Can advertisers push buttons in your brain to make you buy? A study reported in The New York Times suggests that advertisers can highjack your brain circuits for memory, decision-making and self image.

Neuromarketing is a controversial practice and I can’t say I’ve ever applied it in creating ads or campaigns. However, understanding buyer behaviour remains key to the success of your business. Few customers are ready to buy, call, or register now. Customers may be unaware that they have a problem, that there are solutions to a problem, or that your company produces a solution that can help them. Sophisticated buyers, such as those in business, may even play different roles — influencing decision-makers, signing budgets, or taking responsibility for a buying decision.

Marketers often talk about moving a customer through AIDA — a cycle aimed at attracting customers, developing their interest, building their desire, and stimulating action. In reality, the buying cycle can be a complex process.
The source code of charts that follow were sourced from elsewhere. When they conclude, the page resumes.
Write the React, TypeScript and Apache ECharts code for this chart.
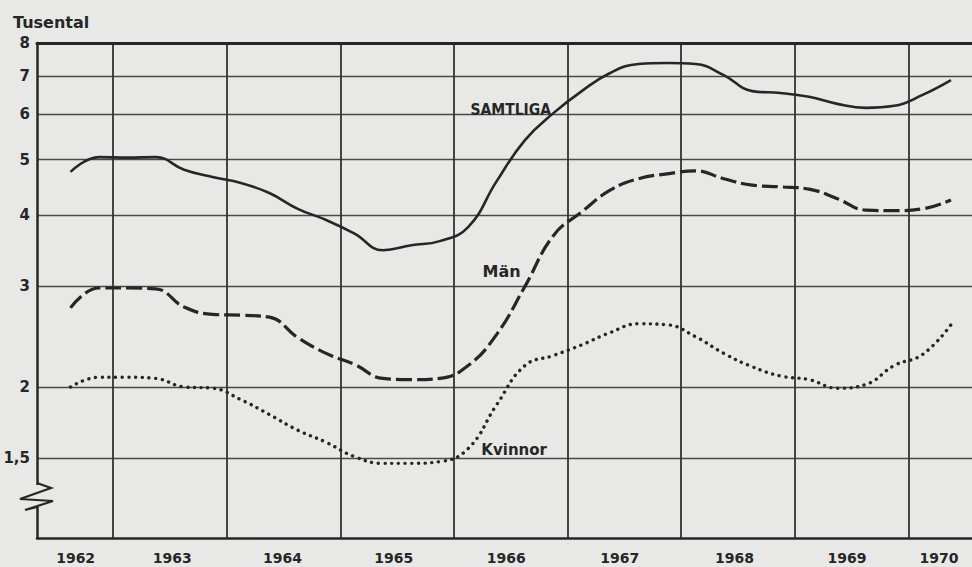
import React, { useEffect, useRef } from 'react';
import * as echarts from 'echarts';

// Time (year fraction) of each plotted point, quarterly
const quarters = [
  1962.625, 1962.875, 1963.125, 1963.375, 1963.625, 1963.875, 1964.125, 1964.375,
  1964.625, 1964.875, 1965.125, 1965.375, 1965.625, 1965.875, 1966.125, 1966.375,
  1966.625, 1966.875, 1967.125, 1967.375, 1967.625, 1967.875, 1968.125, 1968.375,
  1968.625, 1968.875, 1969.125, 1969.375, 1969.625, 1969.875, 1970.125, 1970.375,
];

// Tusental
const samtliga = [
  4.76, 5.05, 5.04, 5.05, 4.8, 4.66, 4.55, 4.37, 4.1, 3.92, 3.71, 3.47, 3.54, 3.6, 3.81, 4.58,
  5.41, 6.03, 6.59, 7.09, 7.35, 7.38, 7.35, 7.03, 6.59, 6.54, 6.44, 6.26, 6.16, 6.21, 6.49, 6.89,
];
const man = [
  2.75, 2.98, 2.98, 2.97, 2.76, 2.68, 2.67, 2.65, 2.44, 2.29, 2.19, 2.07, 2.06, 2.07, 2.18, 2.47,
  3.0, 3.68, 4.05, 4.42, 4.63, 4.72, 4.78, 4.63, 4.51, 4.48, 4.44, 4.27, 4.08, 4.07, 4.1, 4.25,
];
const kvinnor = [
  2.0, 2.08, 2.08, 2.07, 2.0, 1.99, 1.9, 1.79, 1.68, 1.6, 1.51, 1.47, 1.47, 1.48, 1.56, 1.86,
  2.18, 2.27, 2.37, 2.49, 2.58, 2.57, 2.45, 2.29, 2.17, 2.09, 2.06, 1.99, 2.02, 2.18, 2.28, 2.57,
];

const yearBoundaries = [1963, 1964, 1965, 1966, 1967, 1968, 1969, 1970];
const yearLabelPositions = [1962.67, 1963.52, 1964.49, 1965.47, 1966.46, 1967.46, 1968.47, 1969.46, 1970.27];
const yTicks = [1.5, 2, 3, 4, 5, 6, 7, 8];

const seriesNames = ['SAMTLIGA', 'Män', 'Kvinnor'];
const labelCoords: [number, number][] = [
  [1966.5, 6.11],
  [1966.42, 3.18],
  [1966.53, 1.55],
];

const X_MIN = 1962.33;
const X_MAX = 1970.56;
const Y_MIN = 1.088;
const Y_MAX = 8;

const BG = '#e8e9e6';
const INK = '#262626';

export default function App() {
  const ref = useRef<HTMLDivElement>(null);

  useEffect(() => {
    if (!ref.current) return;
    const chart = echarts.init(ref.current, undefined, { renderer: 'svg' });

    const toPairs = (vals: number[]) => quarters.map((t, i) => [t, vals[i]]);
    const markLabel = (i: number, font: any) => ({
      silent: true,
      symbol: 'rect',
      symbolSize: 1,
      itemStyle: { color: 'rgba(0,0,0,0)' },
      data: [
        {
          coord: labelCoords[i],
          label: {
            show: true,
            position: 'inside',
            formatter: seriesNames[i],
            color: INK,
            ...font,
          },
        },
      ],
    });

    chart.setOption({
      animation: false,
      backgroundColor: BG,
      grid: { left: 37, right: 0, top: 43, bottom: 29, containLabel: false, outerBoundsMode: 'none' },
      xAxis: [
        {
          type: 'value',
          min: X_MIN,
          max: X_MAX,
          position: 'bottom',
          axisLine: { show: true, onZero: false, lineStyle: { color: INK, width: 2.5 } },
          axisTick: { show: false, customValues: yearBoundaries },
          splitLine: { show: true, lineStyle: { color: '#333', width: 1.8 } },
          axisLabel: {
            customValues: yearLabelPositions,
            formatter: (v: number) => String(Math.floor(v)),
            color: INK,
            fontFamily: 'DejaVu Sans',
            fontWeight: 'bold',
            fontSize: 14,
            margin: 13,
          },
        },
        {
          type: 'value',
          min: X_MIN,
          max: X_MAX,
          position: 'top',
          axisLine: { show: true, onZero: false, lineStyle: { color: INK, width: 3 } },
          axisTick: { show: false },
          splitLine: { show: false },
          axisLabel: { show: false },
        },
      ],
      yAxis: {
        type: 'log',
        logBase: 10,
        min: Y_MIN,
        max: Y_MAX,
        axisLine: { show: true, onZero: false, lineStyle: { color: INK, width: 2.5 } },
        axisTick: { show: false, customValues: yTicks },
        splitLine: { show: true, lineStyle: { color: '#4a4a4a', width: 1.4 } },
        axisLabel: {
          customValues: yTicks,
          formatter: (v: number) => (v === 1.5 ? '1,5' : String(v)),
          color: INK,
          fontFamily: 'DejaVu Sans',
          fontWeight: 'bold',
          fontSize: 15,
          margin: 7,
        },
      },
      graphic: [
        {
          type: 'text',
          left: 13,
          top: 14,
          z: 100,
          style: {
            text: 'Tusental',
            fill: INK,
            font: 'bold 16px "DejaVu Sans"',
          },
        },
        {
          type: 'rect',
          z: 100,
          shape: { x: 32, y: 485, width: 10, height: 22 },
          style: { fill: BG },
        },
        {
          type: 'polyline',
          z: 101,
          shape: {
            points: [
              [37, 483],
              [51, 488],
              [20, 499],
              [53, 501],
              [25, 510],
              [37, 507],
            ],
          },
          style: { stroke: INK, lineWidth: 2.2, fill: null },
        },
      ],
      series: [
        {
          name: seriesNames[0],
          type: 'line',
          data: toPairs(samtliga),
          smooth: 0.45,
          symbol: 'none',
          lineStyle: { color: INK, width: 2.6 },
          markPoint: markLabel(0, {
            fontFamily: '"DejaVu Sans Condensed", "Liberation Sans Narrow", sans-serif',
            fontWeight: 'bold',
            fontSize: 15.5,
          }),
        },
        {
          name: seriesNames[1],
          type: 'line',
          data: toPairs(man),
          smooth: 0.45,
          symbol: 'none',
          lineStyle: { color: INK, width: 3.2, type: [16, 5], cap: 'butt' },
          markPoint: markLabel(1, {
            fontFamily: 'DejaVu Sans',
            fontWeight: 'bold',
            fontSize: 16,
          }),
        },
        {
          name: seriesNames[2],
          type: 'line',
          data: toPairs(kvinnor),
          smooth: 0.45,
          symbol: 'none',
          lineStyle: { color: INK, width: 3.4, type: [0.1, 6.6], cap: 'round' },
          markPoint: markLabel(2, {
            fontFamily: 'DejaVu Sans',
            fontWeight: 'bold',
            fontSize: 15,
          }),
        },
      ],
    });

    return () => chart.dispose();
  }, []);

  return (
    <div
      ref={ref}
      style={{ position: 'fixed', left: 0, top: 0, width: 972, height: 567 }}
    />
  );
}
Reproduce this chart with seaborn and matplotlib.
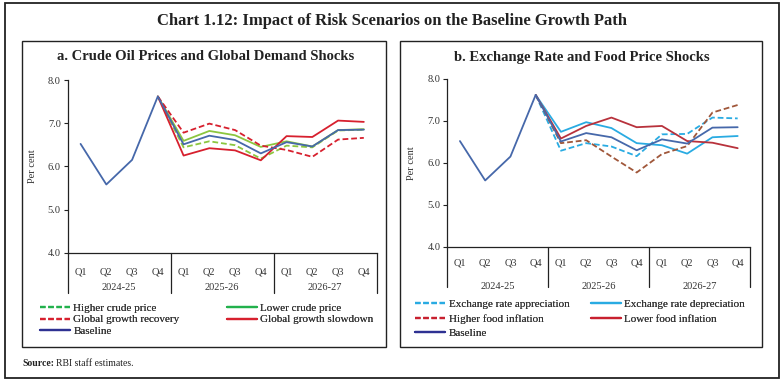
import numpy as np
import pandas as pd
import seaborn as sns
import matplotlib.pyplot as plt
from matplotlib.lines import Line2D
from matplotlib.patches import Rectangle

# data
quarters = ["Q1", "Q2", "Q3", "Q4"] * 3
years = ["2024-25", "2025-26", "2026-27"]
nan = np.nan

baseline = [6.52, 5.58, 6.15, 7.62, 6.51, 6.71, 6.61, 6.30, 6.56, 6.46, 6.84, 6.85]

# panel a
higher_crude = [nan, nan, nan, 7.62, 6.44, 6.58, 6.49, 6.18, 6.48, 6.44, 6.83, 6.85]
lower_crude = [nan, nan, nan, 7.62, 6.59, 6.82, 6.72, 6.45, 6.58, 6.46, 6.84, 6.86]
growth_recovery = [nan, nan, nan, 7.62, 6.78, 6.99, 6.84, 6.48, 6.38, 6.22, 6.62, 6.66]
growth_slowdown = [nan, nan, nan, 7.62, 6.25, 6.42, 6.37, 6.14, 6.70, 6.68, 7.06, 7.03]

# panel b
er_appreciation = [nan, nan, nan, 7.62, 6.29, 6.47, 6.39, 6.16, 6.68, 6.69, 7.08, 7.06]
er_depreciation = [nan, nan, nan, 7.62, 6.74, 6.97, 6.83, 6.47, 6.42, 6.22, 6.61, 6.64]
higher_food = [nan, nan, nan, 7.62, 6.47, 6.54, 6.15, 5.77, 6.21, 6.40, 7.20, 7.38]
lower_food = [nan, nan, nan, 7.62, 6.58, 6.88, 7.08, 6.85, 6.88, 6.52, 6.48, 6.35]

W, H = 784, 382
sns.set_style("white")
plt.rcParams['font.family'] = ['Liberation Serif', 'DejaVu Serif']

fig = plt.figure(figsize=(W / 100, H / 100), dpi=100)


def fx(x):
    return x / W


def fy(y):
    return 1 - y / H


def box(x0, y0, x1, y1, lw=1.0):
    fig.patches.append(Rectangle((fx(x0), fy(y1)), fx(x1) - fx(x0), fy(y0) - fy(y1),
                                 transform=fig.transFigure, fill=False,
                                 edgecolor="#222222", lw=lw))


box(4.7, 3.3, 779, 378, lw=1.3)
box(22.3, 40.7, 386, 346.7)
box(400, 40.7, 762, 346.7)

fig.text(0.5, fy(21), "Chart 1.12: Impact of Risk Scenarios on the Baseline Growth Path",
         ha="center", va="center", fontsize=12, fontweight="bold", color="#222222")
fig.text(fx(206), fy(57), "a. Crude Oil Prices and Global Demand Shocks",
         ha="center", va="center", fontsize=10.5, fontweight="bold", color="#222222")
fig.text(fx(582), fy(57), "b. Exchange Rate and Food Price Shocks",
         ha="center", va="center", fontsize=10.5, fontweight="bold", color="#222222")
fig.text(fx(22), fy(363), "Source:", ha="left", va="center", fontsize=7,
         fontweight="bold", color="#222222")
fig.text(fx(56), fy(363), "RBI staff estimates.", ha="left", va="center",
         fontsize=7, color="#222222")

DASH = (0, (3.2, 1.6))


def setup_axis(ax, q_off, y_off):
    x = np.arange(12)
    ax.set_xlim(-0.5, 11.5)
    ax.set_ylim(4.0, 8.0)
    ax.set_yticks([4, 5, 6, 7, 8])
    ax.set_yticklabels([f"{v:.1f}" for v in [4, 5, 6, 7, 8]], fontsize=7.5, color="#333333")
    ax.set_xticks(x)
    ax.set_xticklabels([])
    ax.set_xticks(np.arange(0.5, 11, 1), minor=True)
    ax.tick_params(axis="x", which="major", length=0)
    ax.tick_params(axis="x", which="minor", length=3, width=0.8, color="#222222", direction="out")
    ax.tick_params(axis="y", length=3, width=0.8, color="#222222", pad=2, left=True)
    for s in ["top", "right"]:
        ax.spines[s].set_visible(False)
    for s in ["left", "bottom"]:
        ax.spines[s].set_color("#222222")
        ax.spines[s].set_linewidth(0.9)
    ax.set_ylabel("Per cent", fontsize=7.5, color="#333333", labelpad=8)
    ax.set_xlabel("")
    tr = ax.get_xaxis_transform()
    h_ax = ax.get_position().height * H
    for i, q in enumerate(quarters):
        ax.text(i, -q_off / h_ax, q, transform=tr, ha="center", va="center",
                fontsize=7.5, color="#333333")
    for i, yr in enumerate(years):
        ax.text(4 * i + 1.5, -y_off / h_ax, yr, transform=tr, ha="center", va="center",
                fontsize=7.5, color="#333333")
    for b in [-0.5, 3.5, 7.5, 11.5]:
        ax.plot([b, b], [0, -40.6 / h_ax], transform=tr, color="#222222", lw=0.9,
                clip_on=False)


def draw(ax, values, color, dashed):
    ls = DASH if dashed else "-"
    sns.lineplot(x=np.arange(12), y=values, color=color, linestyle=ls, lw=1.3,
                 ax=ax, legend=False)


def legend_col(handles, labels, x, y, spacing):
    leg = fig.legend(handles, labels, loc="upper left",
                     bbox_to_anchor=(fx(x), fy(y)), frameon=False, fontsize=8,
                     handlelength=2.7, handletextpad=0.3, borderpad=0,
                     borderaxespad=0, labelspacing=spacing)
    for t in leg.get_texts():
        t.set_color("#333333")
    return leg


# panel a
ax1 = fig.add_axes([fx(67.7), fy(252.7), fx(376.7) - fx(67.7), fy(80) - fy(252.7)])
draw(ax1, higher_crude, "#8cc63f", True)
draw(ax1, lower_crude, "#8cc63f", False)
draw(ax1, growth_recovery, "#d7202e", True)
draw(ax1, growth_slowdown, "#d7202e", False)
draw(ax1, baseline, "#4668aa", False)
setup_axis(ax1, 19, 34.6)

hc = Line2D([], [], color="#22b14c", lw=1.6, linestyle=(0, (2.5, 1.2)))
lc = Line2D([], [], color="#22b14c", lw=1.6)
gr = Line2D([], [], color="#d7202e", lw=1.6, linestyle=(0, (2.5, 1.2)))
gs = Line2D([], [], color="#d7202e", lw=1.6)
bl = Line2D([], [], color="#2e3192", lw=1.6)
fig.add_artist(legend_col([hc, gr, bl], ["Higher crude price", "Global growth recovery", "Baseline"],
                          40, 303.5, 0.12))
fig.add_artist(legend_col([lc, gs], ["Lower crude price", "Global growth slowdown"],
                          226.7, 303.5, 0.12))

# panel b
ax2 = fig.add_axes([fx(447.3), fy(246.7), fx(750.3) - fx(447.3), fy(79) - fy(246.7)])
draw(ax2, er_appreciation, "#29abe2", True)
draw(ax2, er_depreciation, "#29abe2", False)
draw(ax2, higher_food, "#a0573a", True)
draw(ax2, lower_food, "#b8323c", False)
draw(ax2, baseline, "#4668aa", False)
setup_axis(ax2, 16.3, 40)

ea = Line2D([], [], color="#29abe2", lw=1.6, linestyle=(0, (2.5, 1.2)))
ed = Line2D([], [], color="#29abe2", lw=1.6)
hf = Line2D([], [], color="#c8202f", lw=1.6, linestyle=(0, (2.5, 1.2)))
lf = Line2D([], [], color="#c8202f", lw=1.6)
fig.add_artist(legend_col([ea, hf, bl], ["Exchange rate appreciation", "Higher food inflation", "Baseline"],
                          415.3, 299.5, 0.4))
fig.add_artist(legend_col([ed, lf], ["Exchange rate depreciation", "Lower food inflation"],
                          591, 299.5, 0.4))

fig.savefig("out.png", dpi=100)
If you’re not selling products classified as impulse buys — chocolate bars and potato chips — you may need to manage customers through long, involved buying processes. Aim to map your marketing strategies and tools to your customer’s place in the buying cycle. In developing your marketing plan, consider how you will target customers in different stages of the buying cycle — and how you’ll support them in moving to the next stage. With good strategies and tools, you can convert window-shopping prospects into repeat customers.